“The View” co-host Whoopi Goldberg dissed cancel culture this week at the Edinburgh TV Festival, “the truth doesn’t seem to matter as much these days.”
The talk show host revealed that she could not get work for five years because of a joke she made about former President George Bush at a 2004 fundraising event.
“I would describe that situation as a lot of people covering their backsides, because the joke was never about him,” Goldberg recalled.
“But no one ever stood up and said, ‘Hey, here’s what actually happened.’ And they put it in the newspaper. And you notice, they’d never seen what I exactly said, or what I said at all. But all somebody has to do is say you said it.”
She explained that the social phenomenon is driven by commercialism. “Because there is cancel culture, people will call or text and say, ‘I’m not buying your product.”
“This is who you have talking about your product, me and my 5 million followers, if you keep her, we’re not going to buy your car, or we’re not going to buy your shampoo or we’re not going to buy your toothbrush or we’re not going to buy your Pampers,” Goldberg detailed.
As a result she spent half a decade without work, until she was hired on “The View” as a cohost. “Lucky for me, Barbara Walters offered me a job and said, ‘Hey, would you like to do this?’” the “Ghost” star reminisced. “And I was like, ‘You know, I’m not in favor in the general public.’ [Barbara] said, ‘You’ll be perfect.’”
Maybe Goldberg would have been able to get a job sooner if she had apologized for the joke. Cohost Joy Behar noted that saying sorry has been the key to retaining her position on “The View” since 1997.
“Well, I’ve gotten in trouble a few times on the show,” she remarked. “I’ve had to apologize, which I’m happy to do in order to save mine and everybody else’s job. I don’t care. Even if I don’t mean it, I’ll do it.”
“Even if I look like I’m in a hostage takeover, I’ll still do it, because if you don’t do it, you lose your job and everybody else’s,” Behar explained. “You have a bunch of women who speak their minds and enjoy the blowback. That’s our stock-in-trade.”

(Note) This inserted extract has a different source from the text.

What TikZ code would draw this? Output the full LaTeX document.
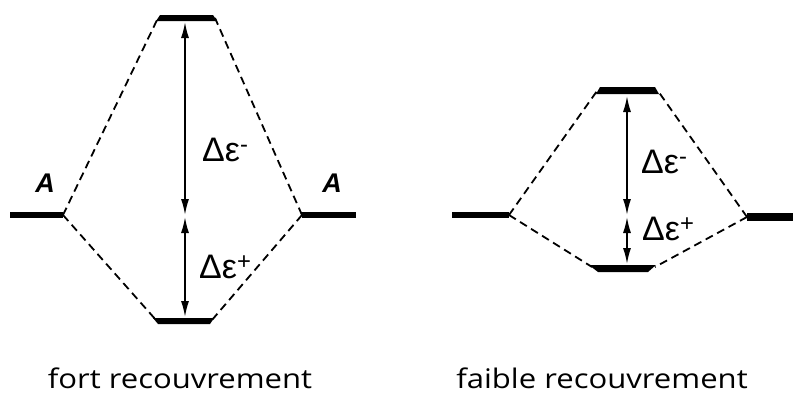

Behar detailed that her own comedy occasionally prompts the need to apologize, but says the jokes themselves are without ulterior motives.
“My comedy has never been vicious or mean because my intent is just to make you laugh. That’s all. I don’t have any other motive,” she said. “And so if the intention is in the right, and your heart is in the right place, I think that you can never really go wrong. I’ve offended people for sure, but whatever.”